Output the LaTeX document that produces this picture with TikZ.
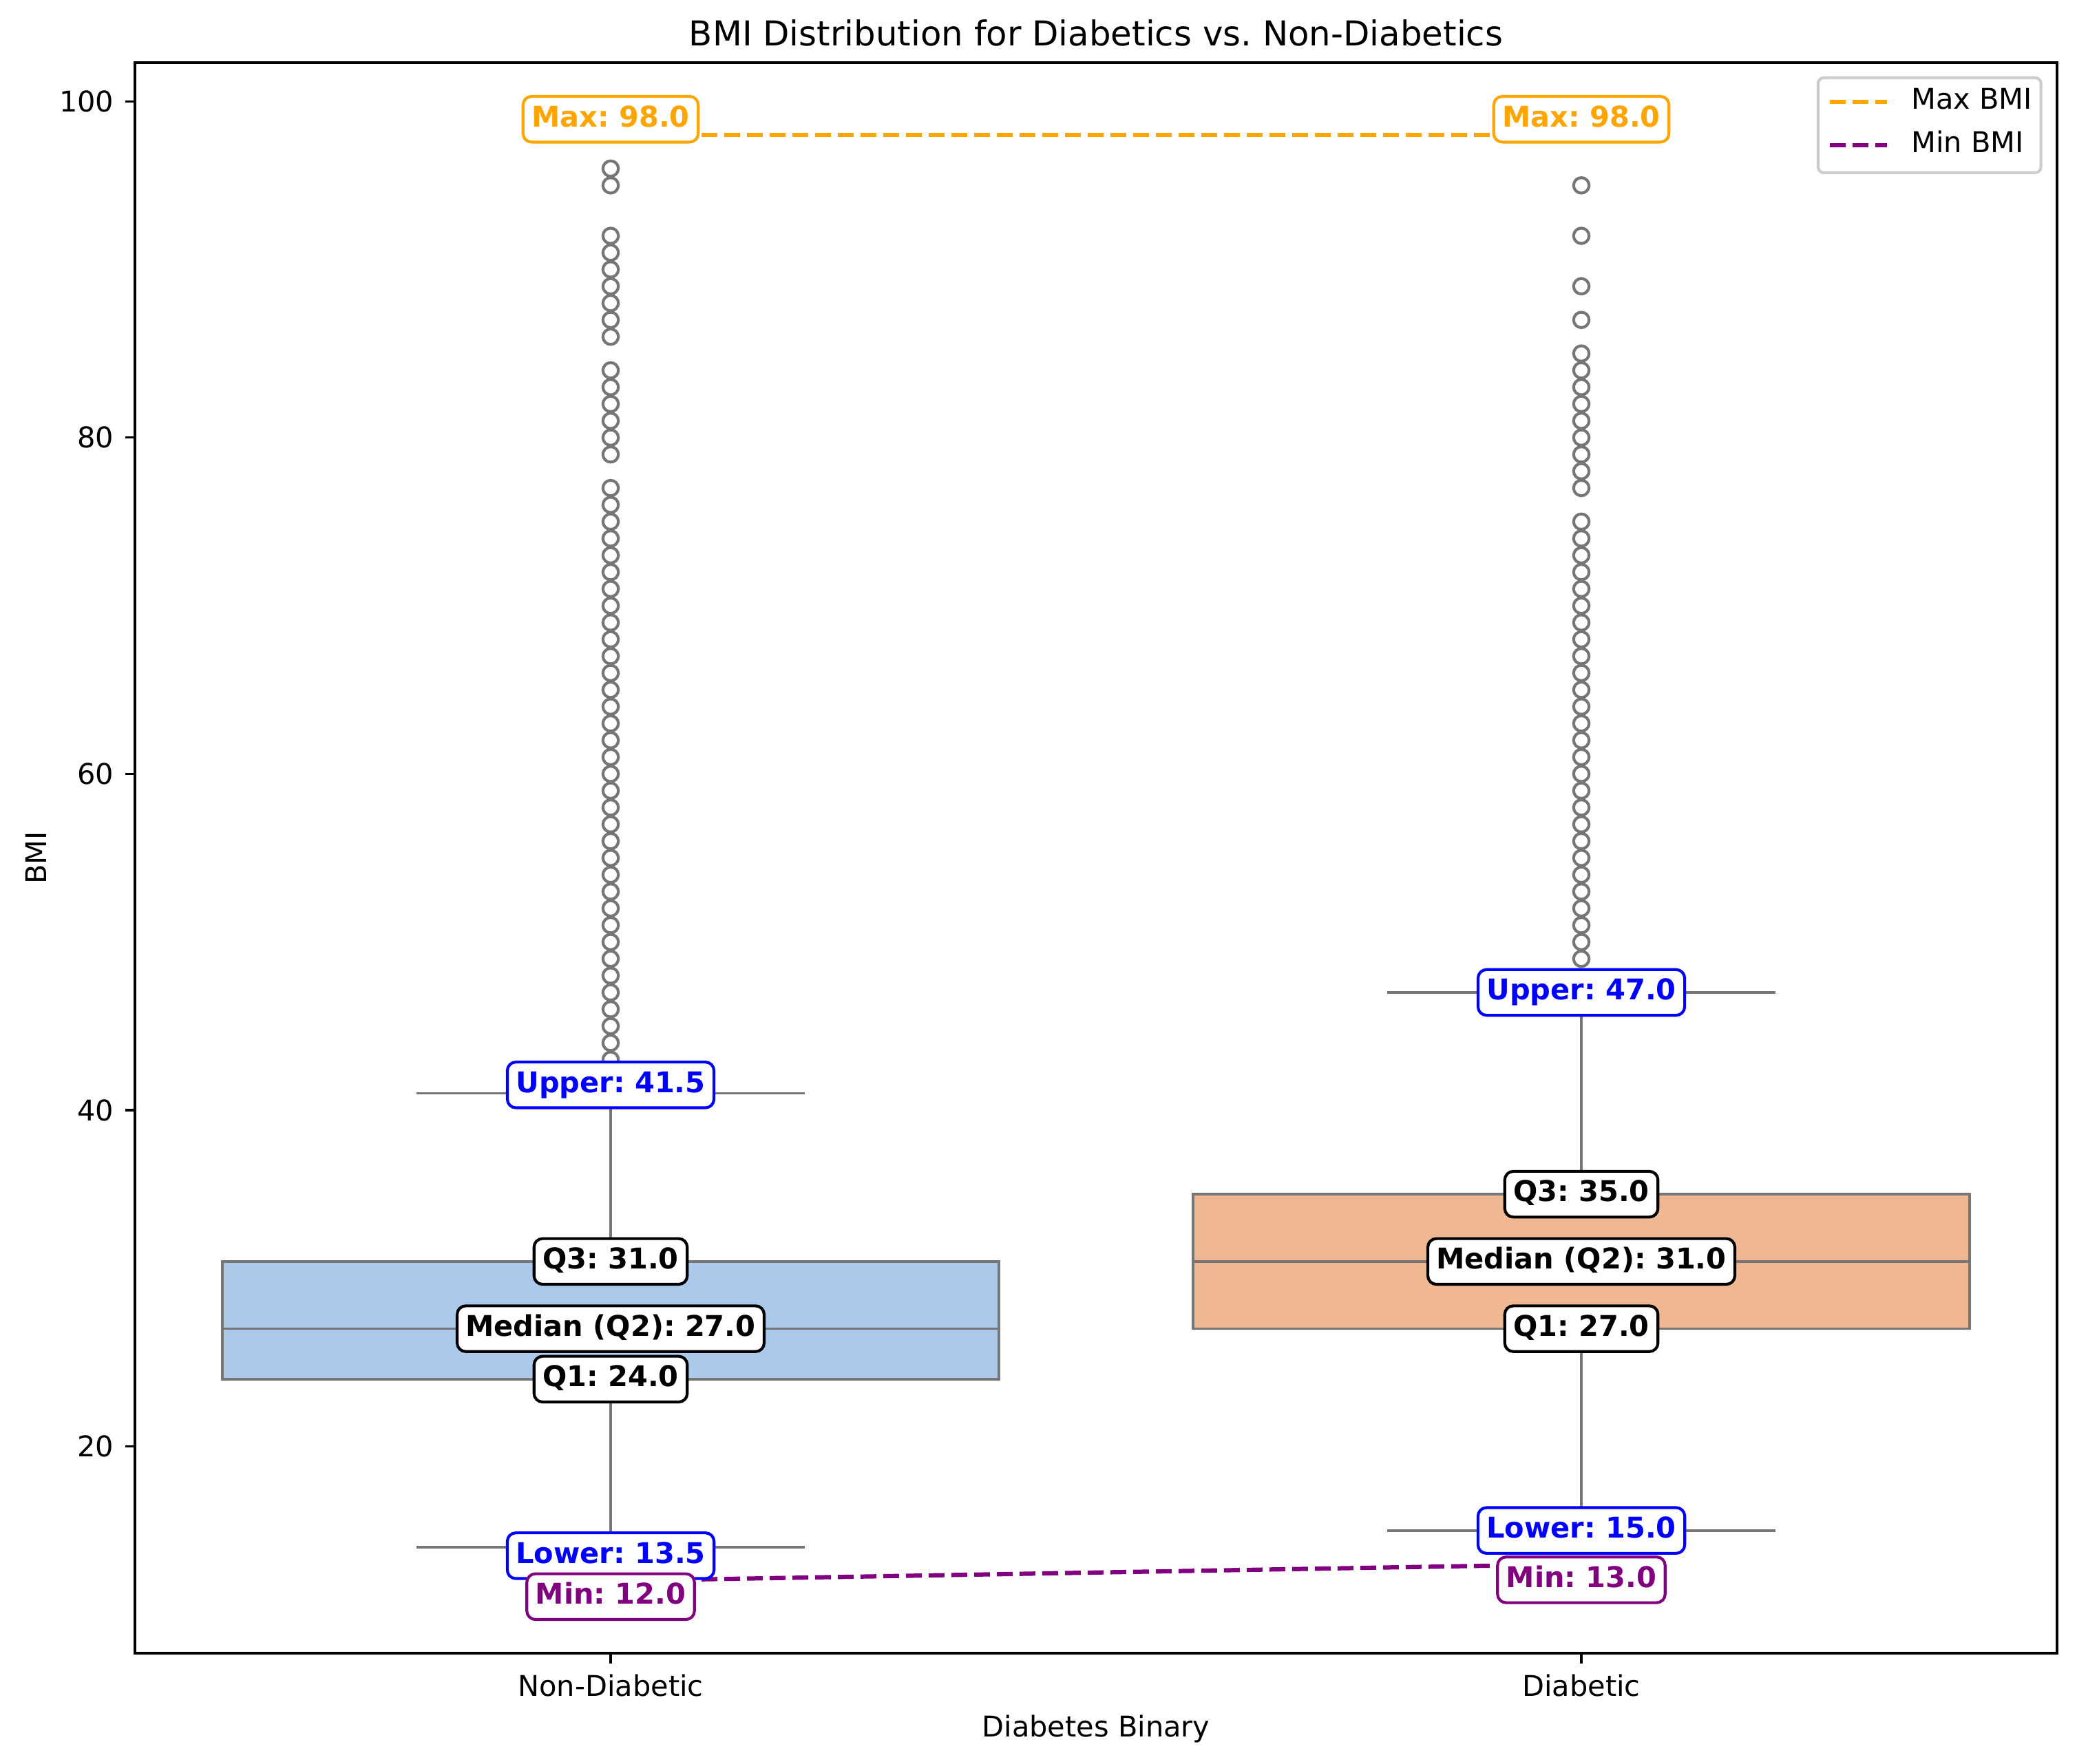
\documentclass[tikz,border=0pt]{standalone}
\usepackage{fontspec}
\setmainfont{DejaVu Sans}
\usepackage{tikz}
\usetikzlibrary{arrows}
\frenchspacing

\begin{document}
\begin{tikzpicture}[
    whisk/.style={draw=linegray, line width=0.9pt},
    flier/.style={draw=linegray, line width=1pt},
    lbl/.style={draw=#1, text=#1, fill=white, rounded corners=3pt, line width=1pt, inner sep=3pt, text height=7.6pt, text depth=2.4pt, font=\bfseries},
    refline/.style={draw=#1, line width=1.5pt, dash pattern=on 5.55pt off 2.4pt},
    lgtext/.style={anchor=west, inner sep=0pt, text height=7.6pt, text depth=2.4pt}
  ]
    \definecolor{boxblue}{HTML}{ABC9EA}
    \definecolor{boxorange}{HTML}{EFB792}
    \definecolor{linegray}{HTML}{767676}
    \definecolor{maxorange}{HTML}{FFA500}
    \definecolor{minpurple}{HTML}{800080}
    \definecolor{fenceblue}{HTML}{0000FF}
    \useasboundingbox (0cm,0cm) rectangle (25.544cm,21.692cm);
    \begin{scope}[x=11.938cm, y=0.20684cm, shift={(7.510cm,-0.238cm)}]
      \foreach \c/\qa/\med/\qc/\lo/\hi/\col in
      {
        0/24/27/31/14/41/boxblue,
        1/27/31/35/15/47/boxorange%
      }
      {
        \draw[whisk] (\c,\qa) -- (\c,\lo);  %unterer Whisker
        \draw[whisk] (\c,\qc) -- (\c,\hi);  %oberer Whisker
        \draw[whisk] (\c-0.2,\lo) -- (\c+0.2,\lo);
        \draw[whisk] (\c-0.2,\hi) -- (\c+0.2,\hi);
        \draw[whisk, fill=\col] (\c-0.4,\qa) rectangle (\c+0.4,\qc);  %Box
        \draw[whisk] (\c-0.4,\med) -- (\c+0.4,\med);  %Median
      }
      \foreach \v in {43,...,77,79,80,...,84,86,87,...,92,95,96}
      {
        \draw[flier] (0,\v) circle (2.7pt);
      }
      \foreach \v in {49,...,75,77,78,...,85,87,89,92,95}
      {
        \draw[flier] (1,\v) circle (2.7pt);
      }
      \draw[line width=0.8pt] (-0.49,7.7) rectangle (1.49,102.3);  %Rahmen
      \foreach \v in {20,40,...,100}
      {
        \draw[line width=0.8pt] (-0.49,\v) -- ++(-3.5pt,0) node[anchor=east, inner sep=0pt, xshift=-3.5pt] (yt\v) {\v};
      }
      \foreach \c/\name in {0/Non-Diabetic, 1/Diabetic}
      {
        \draw[line width=0.8pt] (\c,7.7) -- ++(0,-3.5pt) node[anchor=north, inner sep=0pt, yshift=-3.5pt] (xt\c) {\name};
      }
      \node[rotate=90] (ylab) at (-0.5922,55) {BMI};
      \node[anchor=base] (xlab) at (0.5,2.746) {Diabetes Binary};
      \node[anchor=base, font=\large, yshift=6pt] (title) at (0.5,102.3) {BMI Distribution for Diabetics vs. Non-Diabetics};
      \coordinate (max0) at (0,98);
      \coordinate (max1) at (1,98);
      \coordinate (min0) at (0,12);
      \coordinate (min1) at (1,13);
      \draw[refline=maxorange] (max0) -- (max1);
      \draw[refline=minpurple] (min0) -- (min1);
      \foreach \c/\qa/\med/\qc/\lo/\hi in
      {
        0/24.0/27.0/31.0/13.5/41.5,
        1/27.0/31.0/35.0/15.0/47.0%
      }
      {
        \node[lbl=black] (qa\c) at (\c,\qa) {Q1: \qa};
        \node[lbl=black] (med\c) at (\c,\med) {Median (Q2): \med};
        \node[lbl=black] (qc\c) at (\c,\qc) {Q3: \qc};
        \node[lbl=fenceblue] (lo\c) at (\c,\lo) {Lower: \lo};
        \node[lbl=fenceblue] (hi\c) at (\c,\hi) {Upper: \hi};
      }
      \node[lbl=maxorange, anchor=south, yshift=-3pt] (maxlbl0) at (max0) {Max: 98.0};
      \node[lbl=maxorange, anchor=south, yshift=-3pt] (maxlbl1) at (max1) {Max: 98.0};
      \node[lbl=minpurple, anchor=north, yshift=3pt] (minlbl0) at (min0) {Min: 12.0};
      \node[lbl=minpurple, anchor=north, yshift=3pt] (minlbl1) at (min1) {Min: 13.0};
    \end{scope}
    \draw[rounded corners=2pt, draw=black!20, fill=white, fill opacity=0.8, line width=1pt] (22.36,19.567) rectangle (25.10,20.735);  %Legende
    \draw[refline=maxorange] (22.50,20.438) -- (23.21,20.438);
    \node[lgtext] (lgmax) at (23.50,20.438) {Max BMI};
    \draw[refline=minpurple] (22.50,19.905) -- (23.21,19.905);
    \node[lgtext] (lgmin) at (23.50,19.905) {Min BMI};
\end{tikzpicture}
\end{document}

────────────────────

» To do
Without the pictures, retype the whole of the material above exactly.

» Full answer
Output the LaTeX document that produces this picture with TikZ.
\documentclass[tikz,border=0pt]{standalone}
\usepackage{fontspec}
\setmainfont{DejaVu Sans}
\usepackage{tikz}
\usetikzlibrary{arrows}
\frenchspacing

\begin{document}
\begin{tikzpicture}[
    whisk/.style={draw=linegray, line width=0.9pt},
    flier/.style={draw=linegray, line width=1pt},
    lbl/.style={draw=#1, text=#1, fill=white, rounded corners=3pt, line width=1pt, inner sep=3pt, text height=7.6pt, text depth=2.4pt, font=\bfseries},
    refline/.style={draw=#1, line width=1.5pt, dash pattern=on 5.55pt off 2.4pt},
    lgtext/.style={anchor=west, inner sep=0pt, text height=7.6pt, text depth=2.4pt}
  ]
    \definecolor{boxblue}{HTML}{ABC9EA}
    \definecolor{boxorange}{HTML}{EFB792}
    \definecolor{linegray}{HTML}{767676}
    \definecolor{maxorange}{HTML}{FFA500}
    \definecolor{minpurple}{HTML}{800080}
    \definecolor{fenceblue}{HTML}{0000FF}
    \useasboundingbox (0cm,0cm) rectangle (25.544cm,21.692cm);
    \begin{scope}[x=11.938cm, y=0.20684cm, shift={(7.510cm,-0.238cm)}]
      \foreach \c/\qa/\med/\qc/\lo/\hi/\col in
      {
        0/24/27/31/14/41/boxblue,
        1/27/31/35/15/47/boxorange%
      }
      {
        \draw[whisk] (\c,\qa) -- (\c,\lo);  %unterer Whisker
        \draw[whisk] (\c,\qc) -- (\c,\hi);  %oberer Whisker
        \draw[whisk] (\c-0.2,\lo) -- (\c+0.2,\lo);
        \draw[whisk] (\c-0.2,\hi) -- (\c+0.2,\hi);
        \draw[whisk, fill=\col] (\c-0.4,\qa) rectangle (\c+0.4,\qc);  %Box
        \draw[whisk] (\c-0.4,\med) -- (\c+0.4,\med);  %Median
      }
      \foreach \v in {43,...,77,79,80,...,84,86,87,...,92,95,96}
      {
        \draw[flier] (0,\v) circle (2.7pt);
      }
      \foreach \v in {49,...,75,77,78,...,85,87,89,92,95}
      {
        \draw[flier] (1,\v) circle (2.7pt);
      }
      \draw[line width=0.8pt] (-0.49,7.7) rectangle (1.49,102.3);  %Rahmen
      \foreach \v in {20,40,...,100}
      {
        \draw[line width=0.8pt] (-0.49,\v) -- ++(-3.5pt,0) node[anchor=east, inner sep=0pt, xshift=-3.5pt] (yt\v) {\v};
      }
      \foreach \c/\name in {0/Non-Diabetic, 1/Diabetic}
      {
        \draw[line width=0.8pt] (\c,7.7) -- ++(0,-3.5pt) node[anchor=north, inner sep=0pt, yshift=-3.5pt] (xt\c) {\name};
      }
      \node[rotate=90] (ylab) at (-0.5922,55) {BMI};
      \node[anchor=base] (xlab) at (0.5,2.746) {Diabetes Binary};
      \node[anchor=base, font=\large, yshift=6pt] (title) at (0.5,102.3) {BMI Distribution for Diabetics vs. Non-Diabetics};
      \coordinate (max0) at (0,98);
      \coordinate (max1) at (1,98);
      \coordinate (min0) at (0,12);
      \coordinate (min1) at (1,13);
      \draw[refline=maxorange] (max0) -- (max1);
      \draw[refline=minpurple] (min0) -- (min1);
      \foreach \c/\qa/\med/\qc/\lo/\hi in
      {
        0/24.0/27.0/31.0/13.5/41.5,
        1/27.0/31.0/35.0/15.0/47.0%
      }
      {
        \node[lbl=black] (qa\c) at (\c,\qa) {Q1: \qa};
        \node[lbl=black] (med\c) at (\c,\med) {Median (Q2): \med};
        \node[lbl=black] (qc\c) at (\c,\qc) {Q3: \qc};
        \node[lbl=fenceblue] (lo\c) at (\c,\lo) {Lower: \lo};
        \node[lbl=fenceblue] (hi\c) at (\c,\hi) {Upper: \hi};
      }
      \node[lbl=maxorange, anchor=south, yshift=-3pt] (maxlbl0) at (max0) {Max: 98.0};
      \node[lbl=maxorange, anchor=south, yshift=-3pt] (maxlbl1) at (max1) {Max: 98.0};
      \node[lbl=minpurple, anchor=north, yshift=3pt] (minlbl0) at (min0) {Min: 12.0};
      \node[lbl=minpurple, anchor=north, yshift=3pt] (minlbl1) at (min1) {Min: 13.0};
    \end{scope}
    \draw[rounded corners=2pt, draw=black!20, fill=white, fill opacity=0.8, line width=1pt] (22.36,19.567) rectangle (25.10,20.735);  %Legende
    \draw[refline=maxorange] (22.50,20.438) -- (23.21,20.438);
    \node[lgtext] (lgmax) at (23.50,20.438) {Max BMI};
    \draw[refline=minpurple] (22.50,19.905) -- (23.21,19.905);
    \node[lgtext] (lgmin) at (23.50,19.905) {Min BMI};
\end{tikzpicture}
\end{document}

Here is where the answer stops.